● **Requirement**
Reply with one number: the count of lines in the listing that contain the string "page".

● **Provided entries**
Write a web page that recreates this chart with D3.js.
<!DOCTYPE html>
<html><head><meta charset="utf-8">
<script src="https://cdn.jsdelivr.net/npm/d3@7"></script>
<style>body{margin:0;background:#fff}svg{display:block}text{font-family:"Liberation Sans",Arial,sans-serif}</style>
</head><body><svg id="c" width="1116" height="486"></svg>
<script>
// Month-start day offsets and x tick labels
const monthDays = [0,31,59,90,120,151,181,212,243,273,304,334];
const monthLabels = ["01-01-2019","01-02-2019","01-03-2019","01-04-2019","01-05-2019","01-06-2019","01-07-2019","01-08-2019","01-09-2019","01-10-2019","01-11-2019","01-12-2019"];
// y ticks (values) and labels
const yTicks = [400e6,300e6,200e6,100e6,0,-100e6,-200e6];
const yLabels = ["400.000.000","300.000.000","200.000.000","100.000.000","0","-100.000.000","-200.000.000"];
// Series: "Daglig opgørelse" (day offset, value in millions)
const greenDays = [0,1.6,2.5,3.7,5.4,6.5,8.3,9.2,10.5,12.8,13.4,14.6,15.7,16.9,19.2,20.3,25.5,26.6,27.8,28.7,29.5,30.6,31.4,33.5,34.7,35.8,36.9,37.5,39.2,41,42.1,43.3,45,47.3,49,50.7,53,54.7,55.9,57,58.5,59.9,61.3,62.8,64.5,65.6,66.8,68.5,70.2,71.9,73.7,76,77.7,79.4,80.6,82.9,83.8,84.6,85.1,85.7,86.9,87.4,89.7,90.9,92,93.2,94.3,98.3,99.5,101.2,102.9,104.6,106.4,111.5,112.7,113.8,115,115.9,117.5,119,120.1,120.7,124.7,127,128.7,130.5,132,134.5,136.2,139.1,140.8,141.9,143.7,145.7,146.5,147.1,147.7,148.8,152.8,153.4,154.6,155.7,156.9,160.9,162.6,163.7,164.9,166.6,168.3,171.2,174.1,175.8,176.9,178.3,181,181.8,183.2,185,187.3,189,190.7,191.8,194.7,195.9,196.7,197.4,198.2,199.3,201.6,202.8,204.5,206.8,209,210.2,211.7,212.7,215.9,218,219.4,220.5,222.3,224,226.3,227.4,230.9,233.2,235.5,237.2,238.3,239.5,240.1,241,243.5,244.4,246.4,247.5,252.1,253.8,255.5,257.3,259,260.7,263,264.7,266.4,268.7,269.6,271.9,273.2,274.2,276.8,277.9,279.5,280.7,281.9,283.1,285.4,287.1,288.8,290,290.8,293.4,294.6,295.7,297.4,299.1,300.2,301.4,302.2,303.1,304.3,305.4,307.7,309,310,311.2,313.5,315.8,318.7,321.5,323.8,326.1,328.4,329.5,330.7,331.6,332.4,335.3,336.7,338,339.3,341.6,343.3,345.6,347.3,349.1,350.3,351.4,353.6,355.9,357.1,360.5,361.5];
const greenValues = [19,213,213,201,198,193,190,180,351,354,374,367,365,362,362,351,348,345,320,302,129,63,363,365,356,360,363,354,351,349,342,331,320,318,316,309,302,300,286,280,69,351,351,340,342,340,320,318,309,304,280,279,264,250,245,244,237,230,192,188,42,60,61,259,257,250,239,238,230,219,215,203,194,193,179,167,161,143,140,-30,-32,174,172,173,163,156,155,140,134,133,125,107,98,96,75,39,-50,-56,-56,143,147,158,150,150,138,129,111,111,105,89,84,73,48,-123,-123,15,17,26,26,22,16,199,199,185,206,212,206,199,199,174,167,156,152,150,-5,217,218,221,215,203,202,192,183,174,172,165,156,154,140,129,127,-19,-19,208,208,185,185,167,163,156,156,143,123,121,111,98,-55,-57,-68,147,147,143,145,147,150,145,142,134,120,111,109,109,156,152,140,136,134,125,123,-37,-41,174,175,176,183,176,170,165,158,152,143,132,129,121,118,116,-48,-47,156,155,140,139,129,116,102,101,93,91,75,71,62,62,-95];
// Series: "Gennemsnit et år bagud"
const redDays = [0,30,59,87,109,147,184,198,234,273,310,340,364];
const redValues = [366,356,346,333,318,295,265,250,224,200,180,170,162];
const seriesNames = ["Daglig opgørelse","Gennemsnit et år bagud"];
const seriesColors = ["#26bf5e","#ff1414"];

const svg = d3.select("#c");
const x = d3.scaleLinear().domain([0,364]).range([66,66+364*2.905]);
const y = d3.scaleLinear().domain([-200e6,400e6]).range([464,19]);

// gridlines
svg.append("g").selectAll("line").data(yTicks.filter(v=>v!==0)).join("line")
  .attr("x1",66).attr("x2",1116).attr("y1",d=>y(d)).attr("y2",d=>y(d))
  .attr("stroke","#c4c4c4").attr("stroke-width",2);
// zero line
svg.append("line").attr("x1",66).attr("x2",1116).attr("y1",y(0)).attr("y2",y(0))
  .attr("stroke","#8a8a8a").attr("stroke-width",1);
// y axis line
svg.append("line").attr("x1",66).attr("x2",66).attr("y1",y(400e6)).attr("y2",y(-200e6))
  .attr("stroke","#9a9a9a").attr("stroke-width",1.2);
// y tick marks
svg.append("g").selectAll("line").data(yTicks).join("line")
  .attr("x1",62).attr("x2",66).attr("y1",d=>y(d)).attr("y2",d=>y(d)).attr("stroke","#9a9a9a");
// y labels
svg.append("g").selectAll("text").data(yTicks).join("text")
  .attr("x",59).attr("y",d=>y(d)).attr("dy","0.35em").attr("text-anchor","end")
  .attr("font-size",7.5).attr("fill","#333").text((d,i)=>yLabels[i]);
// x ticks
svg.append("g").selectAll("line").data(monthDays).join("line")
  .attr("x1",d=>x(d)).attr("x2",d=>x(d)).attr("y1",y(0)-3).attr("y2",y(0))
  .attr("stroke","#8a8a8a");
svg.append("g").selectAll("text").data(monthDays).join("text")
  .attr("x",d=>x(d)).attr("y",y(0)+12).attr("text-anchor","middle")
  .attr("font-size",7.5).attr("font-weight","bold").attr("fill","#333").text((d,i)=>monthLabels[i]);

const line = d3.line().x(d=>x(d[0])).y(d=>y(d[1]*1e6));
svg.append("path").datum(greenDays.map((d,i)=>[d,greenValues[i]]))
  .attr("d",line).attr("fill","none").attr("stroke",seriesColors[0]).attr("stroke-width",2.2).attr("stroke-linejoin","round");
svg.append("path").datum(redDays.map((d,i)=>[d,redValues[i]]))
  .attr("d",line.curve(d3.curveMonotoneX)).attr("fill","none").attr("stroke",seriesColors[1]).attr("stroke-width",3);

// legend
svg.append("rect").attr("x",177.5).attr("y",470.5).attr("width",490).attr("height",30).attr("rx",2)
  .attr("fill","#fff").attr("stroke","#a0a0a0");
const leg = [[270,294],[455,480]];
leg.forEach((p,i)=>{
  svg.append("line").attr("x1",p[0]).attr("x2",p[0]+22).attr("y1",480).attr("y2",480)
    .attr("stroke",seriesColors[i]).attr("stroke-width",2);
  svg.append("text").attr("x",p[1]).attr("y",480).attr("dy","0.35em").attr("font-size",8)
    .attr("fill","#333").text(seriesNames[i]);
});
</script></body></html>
...
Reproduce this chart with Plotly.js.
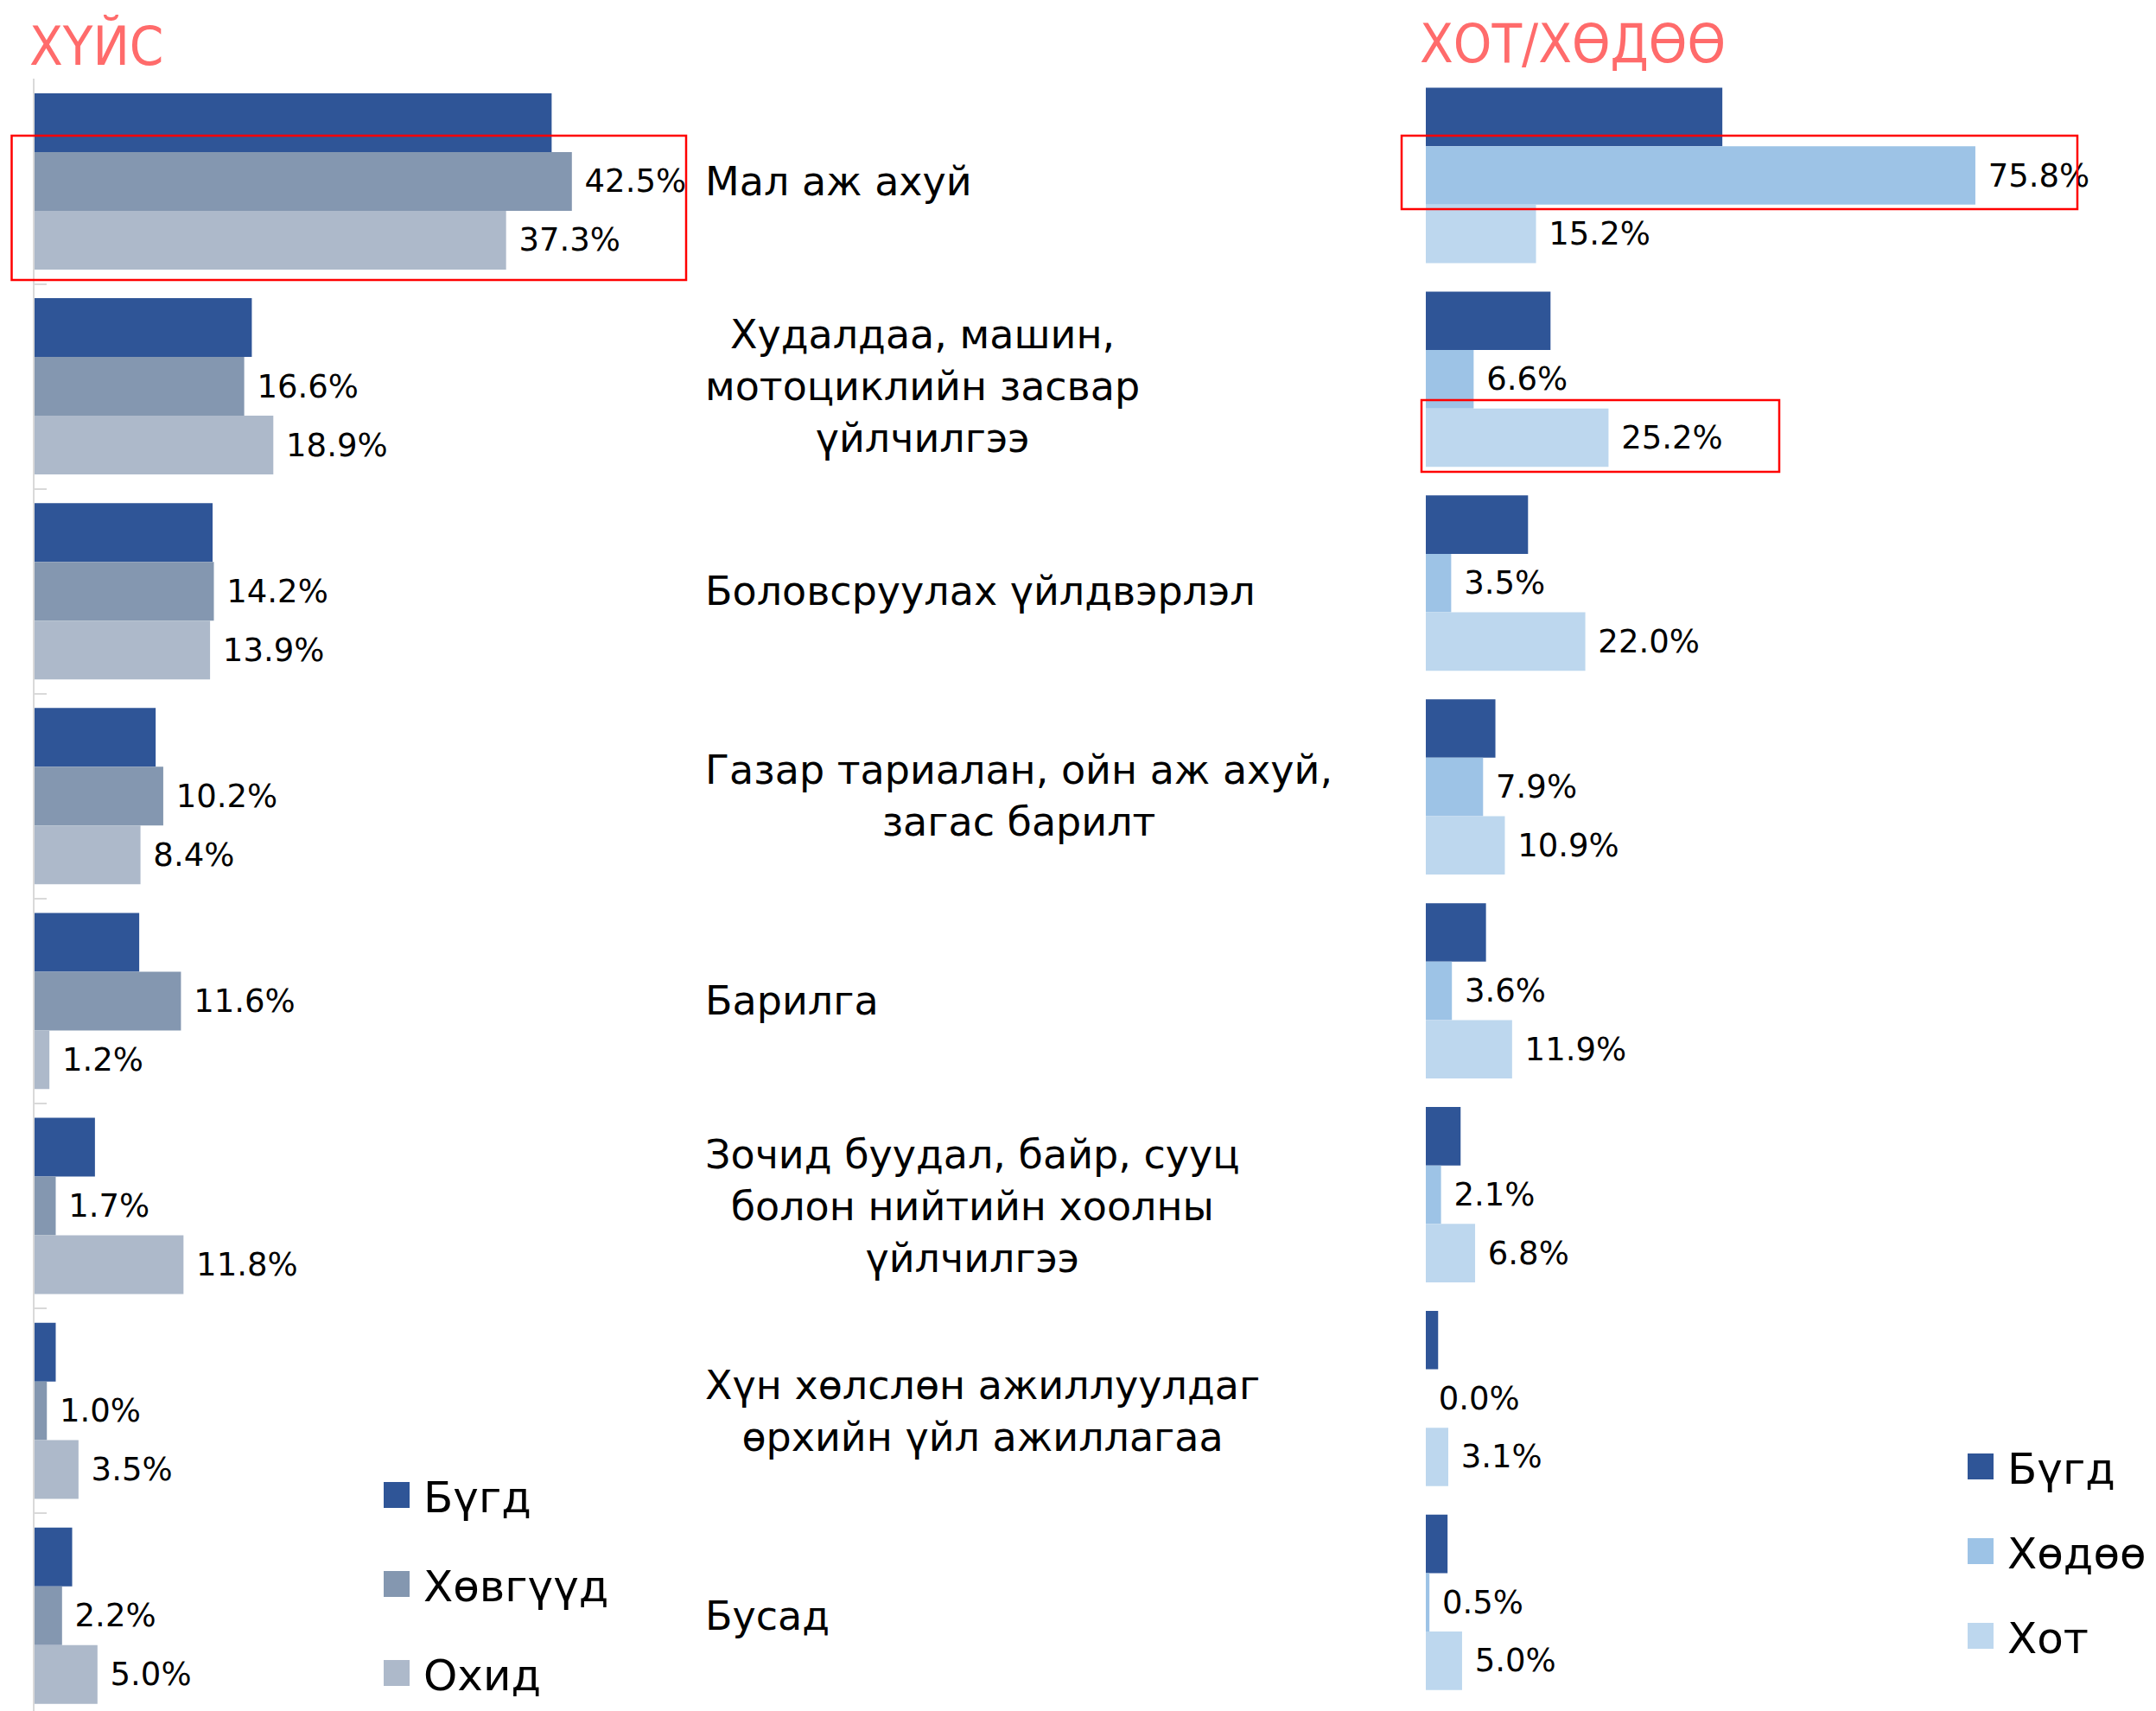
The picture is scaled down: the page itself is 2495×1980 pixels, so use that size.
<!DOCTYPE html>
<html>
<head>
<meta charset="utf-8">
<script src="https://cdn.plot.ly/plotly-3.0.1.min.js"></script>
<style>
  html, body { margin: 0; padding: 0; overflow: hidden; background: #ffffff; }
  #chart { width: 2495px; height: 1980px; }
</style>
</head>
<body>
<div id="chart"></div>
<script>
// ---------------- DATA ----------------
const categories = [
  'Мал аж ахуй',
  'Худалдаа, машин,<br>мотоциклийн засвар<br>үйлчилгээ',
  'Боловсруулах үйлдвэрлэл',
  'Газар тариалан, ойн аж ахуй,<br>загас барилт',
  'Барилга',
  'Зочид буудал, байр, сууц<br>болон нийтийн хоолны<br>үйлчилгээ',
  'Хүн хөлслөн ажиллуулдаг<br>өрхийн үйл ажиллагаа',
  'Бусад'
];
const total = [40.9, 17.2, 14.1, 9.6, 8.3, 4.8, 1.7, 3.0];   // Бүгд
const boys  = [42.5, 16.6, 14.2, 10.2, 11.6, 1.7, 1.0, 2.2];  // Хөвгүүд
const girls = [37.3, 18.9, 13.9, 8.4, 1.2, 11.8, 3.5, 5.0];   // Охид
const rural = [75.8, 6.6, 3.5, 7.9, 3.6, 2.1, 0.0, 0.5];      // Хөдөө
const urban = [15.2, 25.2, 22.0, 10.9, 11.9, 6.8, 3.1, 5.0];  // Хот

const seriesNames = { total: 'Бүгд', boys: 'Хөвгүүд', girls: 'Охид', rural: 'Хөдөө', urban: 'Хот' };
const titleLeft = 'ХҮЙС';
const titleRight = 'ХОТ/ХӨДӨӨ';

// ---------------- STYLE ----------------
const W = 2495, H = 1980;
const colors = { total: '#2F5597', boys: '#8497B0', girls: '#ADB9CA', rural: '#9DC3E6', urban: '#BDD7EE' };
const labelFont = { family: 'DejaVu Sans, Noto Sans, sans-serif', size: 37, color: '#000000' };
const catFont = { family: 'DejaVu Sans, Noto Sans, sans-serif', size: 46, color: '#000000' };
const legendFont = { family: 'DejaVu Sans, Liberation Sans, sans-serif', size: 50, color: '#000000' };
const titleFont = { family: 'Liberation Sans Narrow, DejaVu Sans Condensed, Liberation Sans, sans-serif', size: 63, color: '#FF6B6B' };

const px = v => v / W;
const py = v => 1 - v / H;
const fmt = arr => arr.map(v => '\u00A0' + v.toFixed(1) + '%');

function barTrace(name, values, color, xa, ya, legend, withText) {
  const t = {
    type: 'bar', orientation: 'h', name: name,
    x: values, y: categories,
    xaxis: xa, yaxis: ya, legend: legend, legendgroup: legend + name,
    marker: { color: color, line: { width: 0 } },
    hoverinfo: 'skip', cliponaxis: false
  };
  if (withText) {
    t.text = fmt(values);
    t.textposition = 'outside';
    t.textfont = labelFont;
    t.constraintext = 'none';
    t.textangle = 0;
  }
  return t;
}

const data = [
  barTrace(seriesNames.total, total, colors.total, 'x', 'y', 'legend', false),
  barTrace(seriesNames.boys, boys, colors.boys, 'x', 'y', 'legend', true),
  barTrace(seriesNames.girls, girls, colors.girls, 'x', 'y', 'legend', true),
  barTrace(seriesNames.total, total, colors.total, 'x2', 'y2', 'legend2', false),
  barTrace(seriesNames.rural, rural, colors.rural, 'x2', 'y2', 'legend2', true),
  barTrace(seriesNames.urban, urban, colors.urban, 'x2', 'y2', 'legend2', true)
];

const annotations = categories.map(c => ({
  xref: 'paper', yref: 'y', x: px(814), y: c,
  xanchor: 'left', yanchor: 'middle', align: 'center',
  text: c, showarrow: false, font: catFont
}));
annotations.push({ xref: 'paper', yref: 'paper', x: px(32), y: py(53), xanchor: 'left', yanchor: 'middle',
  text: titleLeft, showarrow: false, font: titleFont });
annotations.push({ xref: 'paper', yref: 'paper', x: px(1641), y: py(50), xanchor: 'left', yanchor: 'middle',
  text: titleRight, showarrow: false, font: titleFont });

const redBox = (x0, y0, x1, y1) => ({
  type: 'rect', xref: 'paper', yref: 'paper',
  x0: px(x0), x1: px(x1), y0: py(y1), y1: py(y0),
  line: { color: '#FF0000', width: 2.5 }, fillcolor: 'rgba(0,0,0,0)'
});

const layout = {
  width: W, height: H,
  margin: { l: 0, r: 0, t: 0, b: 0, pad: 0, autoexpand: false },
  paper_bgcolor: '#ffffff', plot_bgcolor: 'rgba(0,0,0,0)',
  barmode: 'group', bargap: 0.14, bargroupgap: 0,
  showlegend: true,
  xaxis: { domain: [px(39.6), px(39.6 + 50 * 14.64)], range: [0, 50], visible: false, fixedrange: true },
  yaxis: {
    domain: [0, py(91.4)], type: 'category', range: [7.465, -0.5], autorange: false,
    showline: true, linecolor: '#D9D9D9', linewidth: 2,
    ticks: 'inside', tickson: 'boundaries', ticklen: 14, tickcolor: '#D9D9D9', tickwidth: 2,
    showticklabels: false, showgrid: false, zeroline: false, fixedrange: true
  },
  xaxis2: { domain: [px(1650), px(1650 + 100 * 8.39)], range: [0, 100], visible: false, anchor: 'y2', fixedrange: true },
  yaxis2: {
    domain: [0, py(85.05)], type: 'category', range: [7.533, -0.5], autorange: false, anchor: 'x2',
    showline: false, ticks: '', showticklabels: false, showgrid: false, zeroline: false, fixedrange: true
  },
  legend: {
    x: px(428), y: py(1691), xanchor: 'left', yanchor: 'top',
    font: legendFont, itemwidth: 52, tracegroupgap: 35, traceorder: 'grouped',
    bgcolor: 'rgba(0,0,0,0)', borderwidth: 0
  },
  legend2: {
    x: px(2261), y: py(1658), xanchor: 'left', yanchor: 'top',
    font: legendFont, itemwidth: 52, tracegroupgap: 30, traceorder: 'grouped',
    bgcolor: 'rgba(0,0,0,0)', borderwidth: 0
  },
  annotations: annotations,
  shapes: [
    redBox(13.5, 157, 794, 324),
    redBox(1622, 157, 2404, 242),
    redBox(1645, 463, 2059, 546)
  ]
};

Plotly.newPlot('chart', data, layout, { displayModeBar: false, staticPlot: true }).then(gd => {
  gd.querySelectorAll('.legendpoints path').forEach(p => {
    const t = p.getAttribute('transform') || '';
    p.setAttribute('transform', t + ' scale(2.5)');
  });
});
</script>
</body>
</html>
--
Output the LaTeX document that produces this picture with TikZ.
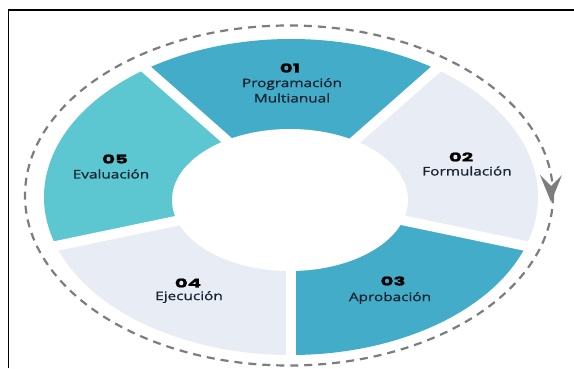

● **Exercise result**
2